Directions for this task:
Extract the whole listing as it stands. Do not include the pictures.

* BEGIN Raw data *

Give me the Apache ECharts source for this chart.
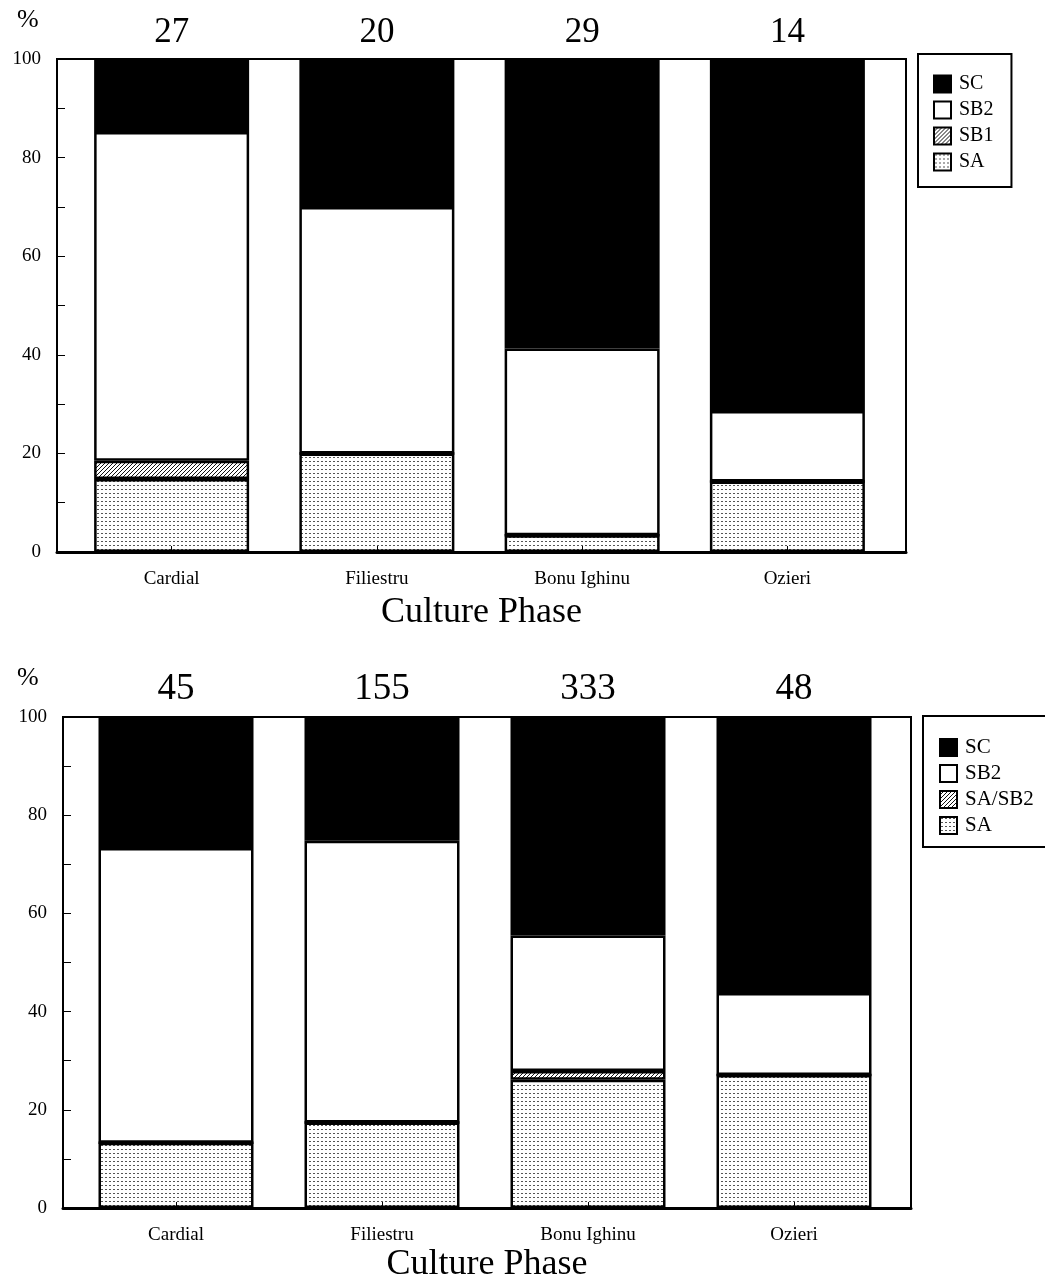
<!DOCTYPE html>
<html><head><meta charset="utf-8">
<script src="https://cdn.jsdelivr.net/npm/echarts@6/dist/echarts.min.js"></script>
<style>html,body{margin:0;padding:0;background:#fff}#c{width:1045px;height:1287px}</style>
</head><body><div id="c"></div><script>
const categories = ['Cardial', 'Filiestru', 'Bonu Ighinu', 'Ozieri'];
const yTickLabels = [0, 20, 40, 60, 80, 100];
// upper panel (percent of sample, n on top)
const topN   = [27, 20, 29, 14];
const topSA  = [14.8, 20.0, 3.4, 14.3];
const topSB1 = [3.7, 0, 0, 0];
const topSB2 = [66.7, 50.0, 37.9, 14.3];
const topSC  = [14.8, 30.0, 58.7, 71.4];
// lower panel
const botN     = [45, 155, 333, 48];
const botSA    = [13.3, 17.4, 26.1, 27.1];
const botSASB2 = [0, 0, 1.8, 0];
const botSB2   = [60.0, 57.4, 27.6, 16.7];
const botSC    = [26.7, 25.2, 44.5, 56.2];

const FONT = 'Liberation Serif';

function tile(w, h, draw) {
  const c = document.createElement('canvas');
  c.width = w; c.height = h;
  const g = c.getContext('2d');
  g.fillStyle = '#fff'; g.fillRect(0, 0, w, h);
  draw(g);
  return { image: c, repeat: 'repeat' };
}
const dotPattern = () => tile(4, 4, g => { g.fillStyle = '#555'; g.fillRect(1, 1, 2, 1); });
const hatchPattern = () => tile(4, 4, g => {
  g.fillStyle = '#111';
  for (let i = 0; i < 4; i++) { g.fillRect(3 - i, i, 1, 1); }
});

const chart = echarts.init(document.getElementById('c'), null, { renderer: 'canvas' });

function frameX(gridIndex, gap) {
  return {
    type: 'value', gridIndex, min: 0, max: 1,
    splitLine: { show: false }, axisTick: { show: false }, axisLabel: { show: false },
    axisLine: { show: true, onZero: false, lineStyle: { color: '#000', width: 3 } },
    name: 'Culture Phase', nameLocation: 'middle', nameGap: gap,
    nameTextStyle: { color: '#000', fontFamily: FONT, fontSize: 36 }
  };
}
function frameY(gridIndex) {
  return {
    type: 'value', gridIndex, min: 0, max: 100, interval: 20,
    splitLine: { show: false },
    axisLine: { show: true, onZero: false, lineStyle: { color: '#000', width: 2 } },
    axisTick: { show: true, inside: true, length: 8, lineStyle: { color: '#000', width: 1 } },
    minorTick: { show: true, splitNumber: 2, length: 8, lineStyle: { color: '#000', width: 1 } },
    axisLabel: { color: '#000', fontFamily: FONT, fontSize: 19, margin: 16,
      formatter: v => (yTickLabels.indexOf(v) >= 0 ? String(v) : '') }
  };
}
function barX(gridIndex) {
  return {
    type: 'category', gridIndex, data: categories, z: 10,
    axisLine: { show: false },
    axisTick: { show: true, inside: true, alignWithLabel: true, length: 6, lineStyle: { color: '#000', width: 1 } },
    axisLabel: { color: '#000', fontFamily: FONT, fontSize: 19, margin: 18 }
  };
}
function barY(gridIndex) {
  return { type: 'value', gridIndex, min: 0, max: 100, show: false, splitLine: { show: false } };
}
function barSeries(name, data, color, idx, stack, nArr, labelDist, labelSize) {
  const s = {
    type: 'bar', name, stack, xAxisIndex: idx, yAxisIndex: idx,
    barWidth: 155, data: data,
    itemStyle: { color, borderColor: '#000', borderWidth: 2.5 },
    emphasis: { disabled: true }, animation: false
  };
  if (nArr) {
    s.label = { show: true, position: 'top', distance: labelDist, color: '#000', fontFamily: FONT, fontSize: labelSize,
      formatter: p => String(nArr[p.dataIndex]) };
  }
  return s;
}
function legendDef(names, left, top, fs, pad, gap) {
  return {
    data: names.map(n => ({ name: n, icon: 'rect' })), orient: 'vertical', left, top,
    itemWidth: 17, itemHeight: 17, itemGap: gap,
    borderColor: '#000', borderWidth: 2, padding: pad,
    textStyle: { color: '#000', fontFamily: FONT, fontSize: fs, lineHeight: 17, padding: [0, 0, 0, 3] },
    selectedMode: false
  };
}

const option = {
  backgroundColor: '#fff',
  animation: false,
  grid: [
    { left: 57, top: 59, width: 849, height: 493, show: true, borderColor: '#000', borderWidth: 2, backgroundColor: 'transparent' },
    { left: 69, top: 59, width: 821, height: 493 },
    { left: 63, top: 717, width: 848, height: 491, show: true, borderColor: '#000', borderWidth: 2, backgroundColor: 'transparent' },
    { left: 73, top: 717, width: 824, height: 491 }
  ],
  xAxis: [frameX(0, 43), barX(1), frameX(2, 39), barX(3)],
  yAxis: [frameY(0), barY(1), frameY(2), barY(3)],
  legend: [
    legendDef(['SC', 'SB2', 'SB1', 'SA'], 918, 54, 20, [20, 18, 15, 15], 6),
    legendDef(['SC', 'SB2', 'SA/SB2', 'SA'], 923, 716, 21, [21, 16, 11, 16], 5)
  ],
  graphic: [
    { type: 'text', left: 17, top: 7, style: { text: '%', fontFamily: FONT, fontSize: 26, fill: '#000' } },
    { type: 'text', left: 17, top: 665, style: { text: '%', fontFamily: FONT, fontSize: 26, fill: '#000' } }
  ],
  series: [
    barSeries('SA', topSA, dotPattern(), 1, 't'),
    barSeries('SB1', topSB1, hatchPattern(), 1, 't'),
    barSeries('SB2', topSB2, '#fff', 1, 't'),
    barSeries('SC', topSC, '#000', 1, 't', topN, 9, 35),
    barSeries('SA', botSA, dotPattern(), 3, 'b'),
    barSeries('SA/SB2', botSASB2, hatchPattern(), 3, 'b'),
    barSeries('SB2', botSB2, '#fff', 3, 'b'),
    barSeries('SC', botSC, '#000', 3, 'b', botN, 9, 37)
  ]
};
chart.setOption(option);
</script></body></html>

* END Raw data *

Finished task:
Give me the Apache ECharts source for this chart.
<!DOCTYPE html>
<html><head><meta charset="utf-8">
<script src="https://cdn.jsdelivr.net/npm/echarts@6/dist/echarts.min.js"></script>
<style>html,body{margin:0;padding:0;background:#fff}#c{width:1045px;height:1287px}</style>
</head><body><div id="c"></div><script>
const categories = ['Cardial', 'Filiestru', 'Bonu Ighinu', 'Ozieri'];
const yTickLabels = [0, 20, 40, 60, 80, 100];
// upper panel (percent of sample, n on top)
const topN   = [27, 20, 29, 14];
const topSA  = [14.8, 20.0, 3.4, 14.3];
const topSB1 = [3.7, 0, 0, 0];
const topSB2 = [66.7, 50.0, 37.9, 14.3];
const topSC  = [14.8, 30.0, 58.7, 71.4];
// lower panel
const botN     = [45, 155, 333, 48];
const botSA    = [13.3, 17.4, 26.1, 27.1];
const botSASB2 = [0, 0, 1.8, 0];
const botSB2   = [60.0, 57.4, 27.6, 16.7];
const botSC    = [26.7, 25.2, 44.5, 56.2];

const FONT = 'Liberation Serif';

function tile(w, h, draw) {
  const c = document.createElement('canvas');
  c.width = w; c.height = h;
  const g = c.getContext('2d');
  g.fillStyle = '#fff'; g.fillRect(0, 0, w, h);
  draw(g);
  return { image: c, repeat: 'repeat' };
}
const dotPattern = () => tile(4, 4, g => { g.fillStyle = '#555'; g.fillRect(1, 1, 2, 1); });
const hatchPattern = () => tile(4, 4, g => {
  g.fillStyle = '#111';
  for (let i = 0; i < 4; i++) { g.fillRect(3 - i, i, 1, 1); }
});

const chart = echarts.init(document.getElementById('c'), null, { renderer: 'canvas' });

function frameX(gridIndex, gap) {
  return {
    type: 'value', gridIndex, min: 0, max: 1,
    splitLine: { show: false }, axisTick: { show: false }, axisLabel: { show: false },
    axisLine: { show: true, onZero: false, lineStyle: { color: '#000', width: 3 } },
    name: 'Culture Phase', nameLocation: 'middle', nameGap: gap,
    nameTextStyle: { color: '#000', fontFamily: FONT, fontSize: 36 }
  };
}
function frameY(gridIndex) {
  return {
    type: 'value', gridIndex, min: 0, max: 100, interval: 20,
    splitLine: { show: false },
    axisLine: { show: true, onZero: false, lineStyle: { color: '#000', width: 2 } },
    axisTick: { show: true, inside: true, length: 8, lineStyle: { color: '#000', width: 1 } },
    minorTick: { show: true, splitNumber: 2, length: 8, lineStyle: { color: '#000', width: 1 } },
    axisLabel: { color: '#000', fontFamily: FONT, fontSize: 19, margin: 16,
      formatter: v => (yTickLabels.indexOf(v) >= 0 ? String(v) : '') }
  };
}
function barX(gridIndex) {
  return {
    type: 'category', gridIndex, data: categories, z: 10,
    axisLine: { show: false },
    axisTick: { show: true, inside: true, alignWithLabel: true, length: 6, lineStyle: { color: '#000', width: 1 } },
    axisLabel: { color: '#000', fontFamily: FONT, fontSize: 19, margin: 18 }
  };
}
function barY(gridIndex) {
  return { type: 'value', gridIndex, min: 0, max: 100, show: false, splitLine: { show: false } };
}
function barSeries(name, data, color, idx, stack, nArr, labelDist, labelSize) {
  const s = {
    type: 'bar', name, stack, xAxisIndex: idx, yAxisIndex: idx,
    barWidth: 155, data: data,
    itemStyle: { color, borderColor: '#000', borderWidth: 2.5 },
    emphasis: { disabled: true }, animation: false
  };
  if (nArr) {
    s.label = { show: true, position: 'top', distance: labelDist, color: '#000', fontFamily: FONT, fontSize: labelSize,
      formatter: p => String(nArr[p.dataIndex]) };
  }
  return s;
}
function legendDef(names, left, top, fs, pad, gap) {
  return {
    data: names.map(n => ({ name: n, icon: 'rect' })), orient: 'vertical', left, top,
    itemWidth: 17, itemHeight: 17, itemGap: gap,
    borderColor: '#000', borderWidth: 2, padding: pad,
    textStyle: { color: '#000', fontFamily: FONT, fontSize: fs, lineHeight: 17, padding: [0, 0, 0, 3] },
    selectedMode: false
  };
}

const option = {
  backgroundColor: '#fff',
  animation: false,
  grid: [
    { left: 57, top: 59, width: 849, height: 493, show: true, borderColor: '#000', borderWidth: 2, backgroundColor: 'transparent' },
    { left: 69, top: 59, width: 821, height: 493 },
    { left: 63, top: 717, width: 848, height: 491, show: true, borderColor: '#000', borderWidth: 2, backgroundColor: 'transparent' },
    { left: 73, top: 717, width: 824, height: 491 }
  ],
  xAxis: [frameX(0, 43), barX(1), frameX(2, 39), barX(3)],
  yAxis: [frameY(0), barY(1), frameY(2), barY(3)],
  legend: [
    legendDef(['SC', 'SB2', 'SB1', 'SA'], 918, 54, 20, [20, 18, 15, 15], 6),
    legendDef(['SC', 'SB2', 'SA/SB2', 'SA'], 923, 716, 21, [21, 16, 11, 16], 5)
  ],
  graphic: [
    { type: 'text', left: 17, top: 7, style: { text: '%', fontFamily: FONT, fontSize: 26, fill: '#000' } },
    { type: 'text', left: 17, top: 665, style: { text: '%', fontFamily: FONT, fontSize: 26, fill: '#000' } }
  ],
  series: [
    barSeries('SA', topSA, dotPattern(), 1, 't'),
    barSeries('SB1', topSB1, hatchPattern(), 1, 't'),
    barSeries('SB2', topSB2, '#fff', 1, 't'),
    barSeries('SC', topSC, '#000', 1, 't', topN, 9, 35),
    barSeries('SA', botSA, dotPattern(), 3, 'b'),
    barSeries('SA/SB2', botSASB2, hatchPattern(), 3, 'b'),
    barSeries('SB2', botSB2, '#fff', 3, 'b'),
    barSeries('SC', botSC, '#000', 3, 'b', botN, 9, 37)
  ]
};
chart.setOption(option);
</script></body></html>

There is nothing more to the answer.